▶ [EXERCISE DIRECTIONS]: Carry none of the pictures over; set down the material below exactly.

▶ [DATASET SECTION]:
....
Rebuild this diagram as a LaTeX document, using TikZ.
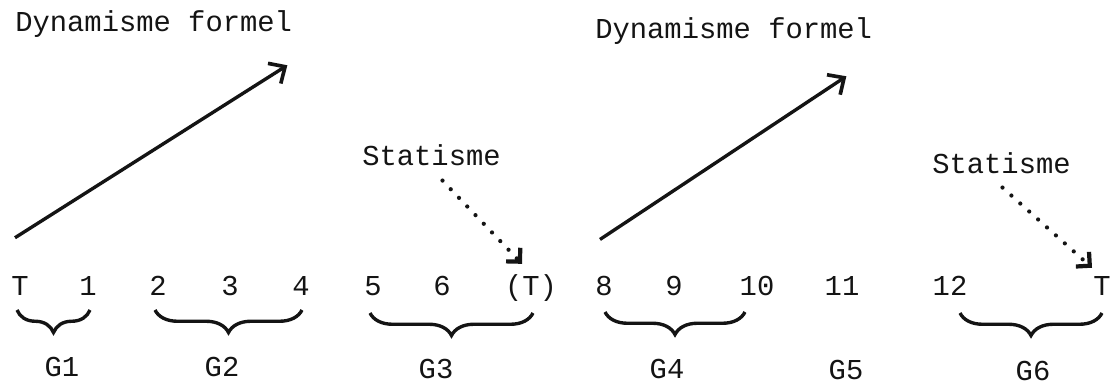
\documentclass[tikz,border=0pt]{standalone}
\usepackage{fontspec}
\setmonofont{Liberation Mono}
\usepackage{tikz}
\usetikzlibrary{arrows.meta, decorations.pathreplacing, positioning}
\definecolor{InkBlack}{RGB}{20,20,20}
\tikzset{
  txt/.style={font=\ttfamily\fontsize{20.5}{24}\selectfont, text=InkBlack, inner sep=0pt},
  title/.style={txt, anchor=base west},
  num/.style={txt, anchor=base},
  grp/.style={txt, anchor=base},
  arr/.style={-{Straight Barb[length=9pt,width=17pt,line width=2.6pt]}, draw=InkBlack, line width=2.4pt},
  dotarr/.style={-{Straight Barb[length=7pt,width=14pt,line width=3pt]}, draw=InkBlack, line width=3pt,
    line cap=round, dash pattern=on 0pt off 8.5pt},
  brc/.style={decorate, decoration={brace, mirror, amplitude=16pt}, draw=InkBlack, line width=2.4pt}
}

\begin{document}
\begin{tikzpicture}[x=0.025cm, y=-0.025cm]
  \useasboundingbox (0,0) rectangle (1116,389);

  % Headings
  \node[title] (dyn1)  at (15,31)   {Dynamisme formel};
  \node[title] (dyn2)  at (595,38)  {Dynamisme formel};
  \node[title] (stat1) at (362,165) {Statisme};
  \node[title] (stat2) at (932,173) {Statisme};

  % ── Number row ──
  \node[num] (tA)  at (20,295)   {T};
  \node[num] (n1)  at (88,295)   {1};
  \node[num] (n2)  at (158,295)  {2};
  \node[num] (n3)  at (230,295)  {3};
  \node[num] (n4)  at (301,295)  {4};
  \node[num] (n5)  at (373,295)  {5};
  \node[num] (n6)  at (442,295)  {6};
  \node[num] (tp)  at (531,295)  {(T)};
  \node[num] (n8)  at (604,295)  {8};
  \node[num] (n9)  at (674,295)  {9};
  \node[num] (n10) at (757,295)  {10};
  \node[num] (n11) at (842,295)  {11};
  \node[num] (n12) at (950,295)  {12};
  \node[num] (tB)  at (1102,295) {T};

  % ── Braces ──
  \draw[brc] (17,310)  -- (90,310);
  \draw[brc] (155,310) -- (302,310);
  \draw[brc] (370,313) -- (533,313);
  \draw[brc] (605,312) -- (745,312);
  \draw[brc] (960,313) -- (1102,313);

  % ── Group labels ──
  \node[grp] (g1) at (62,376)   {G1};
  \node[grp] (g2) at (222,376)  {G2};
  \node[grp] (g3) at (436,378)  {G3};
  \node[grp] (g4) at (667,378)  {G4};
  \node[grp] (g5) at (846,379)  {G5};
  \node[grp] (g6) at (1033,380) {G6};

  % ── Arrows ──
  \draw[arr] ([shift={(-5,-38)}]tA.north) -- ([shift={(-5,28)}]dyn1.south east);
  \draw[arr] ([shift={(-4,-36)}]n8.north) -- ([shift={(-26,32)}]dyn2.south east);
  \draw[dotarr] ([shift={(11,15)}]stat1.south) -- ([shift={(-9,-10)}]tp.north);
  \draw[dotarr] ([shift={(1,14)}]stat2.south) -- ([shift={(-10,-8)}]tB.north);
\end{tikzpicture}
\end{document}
....
▶ [SOLUTION TO THIS PROBLEM]:
Rebuild this diagram as a LaTeX document, using TikZ.
\documentclass[tikz,border=0pt]{standalone}
\usepackage{fontspec}
\setmonofont{Liberation Mono}
\usepackage{tikz}
\usetikzlibrary{arrows.meta, decorations.pathreplacing, positioning}
\definecolor{InkBlack}{RGB}{20,20,20}
\tikzset{
  txt/.style={font=\ttfamily\fontsize{20.5}{24}\selectfont, text=InkBlack, inner sep=0pt},
  title/.style={txt, anchor=base west},
  num/.style={txt, anchor=base},
  grp/.style={txt, anchor=base},
  arr/.style={-{Straight Barb[length=9pt,width=17pt,line width=2.6pt]}, draw=InkBlack, line width=2.4pt},
  dotarr/.style={-{Straight Barb[length=7pt,width=14pt,line width=3pt]}, draw=InkBlack, line width=3pt,
    line cap=round, dash pattern=on 0pt off 8.5pt},
  brc/.style={decorate, decoration={brace, mirror, amplitude=16pt}, draw=InkBlack, line width=2.4pt}
}

\begin{document}
\begin{tikzpicture}[x=0.025cm, y=-0.025cm]
  \useasboundingbox (0,0) rectangle (1116,389);

  % Headings
  \node[title] (dyn1)  at (15,31)   {Dynamisme formel};
  \node[title] (dyn2)  at (595,38)  {Dynamisme formel};
  \node[title] (stat1) at (362,165) {Statisme};
  \node[title] (stat2) at (932,173) {Statisme};

  % ── Number row ──
  \node[num] (tA)  at (20,295)   {T};
  \node[num] (n1)  at (88,295)   {1};
  \node[num] (n2)  at (158,295)  {2};
  \node[num] (n3)  at (230,295)  {3};
  \node[num] (n4)  at (301,295)  {4};
  \node[num] (n5)  at (373,295)  {5};
  \node[num] (n6)  at (442,295)  {6};
  \node[num] (tp)  at (531,295)  {(T)};
  \node[num] (n8)  at (604,295)  {8};
  \node[num] (n9)  at (674,295)  {9};
  \node[num] (n10) at (757,295)  {10};
  \node[num] (n11) at (842,295)  {11};
  \node[num] (n12) at (950,295)  {12};
  \node[num] (tB)  at (1102,295) {T};

  % ── Braces ──
  \draw[brc] (17,310)  -- (90,310);
  \draw[brc] (155,310) -- (302,310);
  \draw[brc] (370,313) -- (533,313);
  \draw[brc] (605,312) -- (745,312);
  \draw[brc] (960,313) -- (1102,313);

  % ── Group labels ──
  \node[grp] (g1) at (62,376)   {G1};
  \node[grp] (g2) at (222,376)  {G2};
  \node[grp] (g3) at (436,378)  {G3};
  \node[grp] (g4) at (667,378)  {G4};
  \node[grp] (g5) at (846,379)  {G5};
  \node[grp] (g6) at (1033,380) {G6};

  % ── Arrows ──
  \draw[arr] ([shift={(-5,-38)}]tA.north) -- ([shift={(-5,28)}]dyn1.south east);
  \draw[arr] ([shift={(-4,-36)}]n8.north) -- ([shift={(-26,32)}]dyn2.south east);
  \draw[dotarr] ([shift={(11,15)}]stat1.south) -- ([shift={(-9,-10)}]tp.north);
  \draw[dotarr] ([shift={(1,14)}]stat2.south) -- ([shift={(-10,-8)}]tB.north);
\end{tikzpicture}
\end{document}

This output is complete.